表3にASTAP37に向けた各WG・EGの主要トピックを示します。APTレポートもしくはガイドラインの制定・改訂に向け、3WG合わせて計21の課題について継続審議が行われる予定となっています。このうち11件が次回のASTAP37での承認・発行を予定しています。また、今回のASTAP36では、EG-FN&NGNにおいて、中国からの提案ならびにベトナムからのサポートにより、低空ネットワークとその実現技術に関する検討が新たな課題として合意・承認されました。本検討では、ドローンなどを活用した社会基盤の管理と、その実現に向けた要素技術などが議論される予定となっており、ASTAP39での承認・発行をめざすこととなりました。
インダストリー・ワークショップ
ASTAP36の標準化会議に併せて、表4に示す構成で、インダストリー・ワークショップが開催されました。
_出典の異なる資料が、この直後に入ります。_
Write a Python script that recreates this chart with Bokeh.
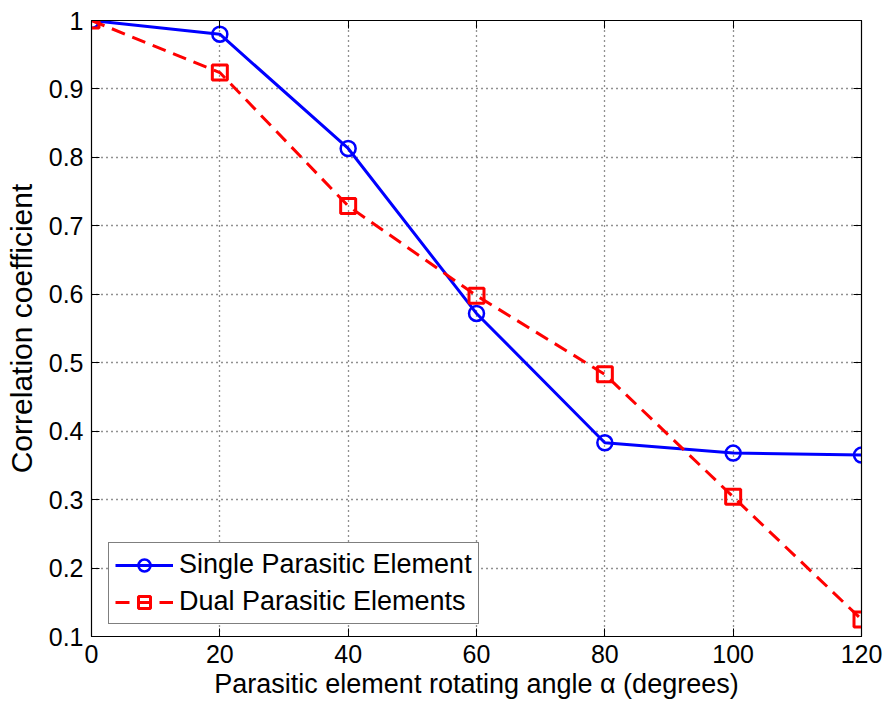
from bokeh.plotting import figure
from bokeh.models import (LinearAxis, FixedTicker, Legend, LegendItem,
                          CustomJSTickFormatter, Range1d)
from bokeh.embed import file_html
from bokeh.resources import INLINE

angles = [0, 20, 40, 60, 80, 100, 120]
single = [1.0, 0.980, 0.813, 0.572, 0.383, 0.368, 0.365]
dual = [1.0, 0.924, 0.729, 0.598, 0.483, 0.304, 0.125]
x_ticks = [0, 20, 40, 60, 80, 100, 120]
y_ticks = [0.1, 0.2, 0.3, 0.4, 0.5, 0.6, 0.7, 0.8, 0.9, 1.0]

FONT = "Liberation Sans"
FS = "25px"

p = figure(width=887, height=707, output_backend="svg", toolbar_location=None,
           x_range=Range1d(0, 120), y_range=Range1d(0.1, 1.0),
           min_border_left=91, min_border_right=26, min_border_top=20,
           min_border_bottom=71, background_fill_color="white",
           border_fill_color="white")

p.outline_line_color = "black"
p.outline_line_width = 1.2

for ax in (p.xaxis[0], p.yaxis[0]):
    ax.major_tick_in = 8
    ax.major_tick_out = 0
    ax.minor_tick_in = 0
    ax.minor_tick_out = 0
    ax.axis_line_color = "black"
    ax.major_tick_line_color = "black"
    ax.major_label_text_font = FONT
    ax.major_label_text_font_size = FS
    ax.major_label_text_color = "black"
    ax.axis_label_text_font = FONT
    ax.axis_label_text_font_style = "normal"
    ax.axis_label_text_color = "black"

p.xaxis[0].axis_label_text_font_size = "27px"
p.yaxis[0].axis_label_text_font_size = "30px"
p.xaxis[0].ticker = FixedTicker(ticks=x_ticks)
p.yaxis[0].ticker = FixedTicker(ticks=y_ticks)
p.yaxis[0].formatter = CustomJSTickFormatter(
    code="var s = tick.toFixed(1); return s == '1.0' ? '1' : s;")
p.xaxis[0].major_label_standoff = 8
p.yaxis[0].major_label_standoff = 8
p.xaxis[0].axis_label = "Parasitic element rotating angle \u03b1 (degrees)"
p.yaxis[0].axis_label = "Correlation coefficient"
p.xaxis[0].axis_label_standoff = 3
p.yaxis[0].axis_label_standoff = 8

right = LinearAxis(ticker=FixedTicker(ticks=y_ticks), major_tick_in=8,
                   major_tick_out=0, minor_tick_in=0, minor_tick_out=0,
                   major_label_text_color=None, axis_line_color="black")
top = LinearAxis(ticker=FixedTicker(ticks=x_ticks), major_tick_in=8,
                 major_tick_out=0, minor_tick_in=0, minor_tick_out=0,
                 major_label_text_color=None, axis_line_color="black")
p.add_layout(right, "right")
p.add_layout(top, "above")

p.xgrid.ticker = FixedTicker(ticks=x_ticks)
p.ygrid.ticker = FixedTicker(ticks=y_ticks)
for g in (p.xgrid[0], p.ygrid[0]):
    g.grid_line_color = "#222222"
    g.grid_line_dash = "1 4"
    g.grid_line_width = 1.3

l1 = p.line(angles, single, line_color="blue", line_width=3)
m1 = p.scatter(angles, single, marker="circle", size=15, fill_color=None,
               line_color="blue", line_width=2.5)
l2 = p.line(angles, dual, line_color="red", line_width=3, line_dash="14 8")
m2 = p.scatter(angles, dual, marker="square", size=15, fill_color=None,
               line_color="red", line_width=3)

legend = Legend(items=[
    LegendItem(label="Single Parasitic Element", renderers=[l1, m1]),
    LegendItem(label="Dual Parasitic Elements", renderers=[l2, m2]),
], location=(17, 12))
legend.label_text_font = FONT
legend.label_text_font_size = "27px"
legend.label_text_color = "black"
legend.glyph_width = 58
legend.glyph_height = 30
legend.label_height = 30
legend.spacing = 6
legend.padding = 6
legend.margin = 0
legend.label_standoff = 6
legend.border_line_color = "black"
legend.border_line_width = 1.2
legend.background_fill_color = "white"
legend.background_fill_alpha = 1.0
p.add_layout(legend, "center")

open("out.html", "w").write(file_html(p, INLINE))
3セッションがシリアルに行われ、セッション1ではサイバーセキュリティのサプライチェーンがトピックとして取り上げられました。日本および中国から、産業界と政府の協調活動、ならびに産業界における独自の取り組みについて、7件の事例が紹介されました。セッション2では、中小企業によるICT活用事例に関し、SDGs(Sustainable Development Goals)、ルーラルエリアにおける無線通信整備、ならびに量子計算など新たな技術領域、の3つの観点から、日本、中国、韓国、およびマレーシアにおける9件の技術紹介がなされました。最後にセッション3はAPTとITUの協調活動として企画され、標準化格差解消の観点からITUの尾上誠蔵局長、ならびにITUコーディネーションアドバイザの加藤彰浩氏から講演がなされ、参加者によるパネルディスカッションが行われました。
今後の予定
ASTAP37は2025年の開催を予定していますが、現時点で開催日と開催場所は未定となっています。次回もASTAP副議長がインダストリー・ワークショップを主催・併設することが合意されており、今年度と同様の形態で議論が行われる予定です。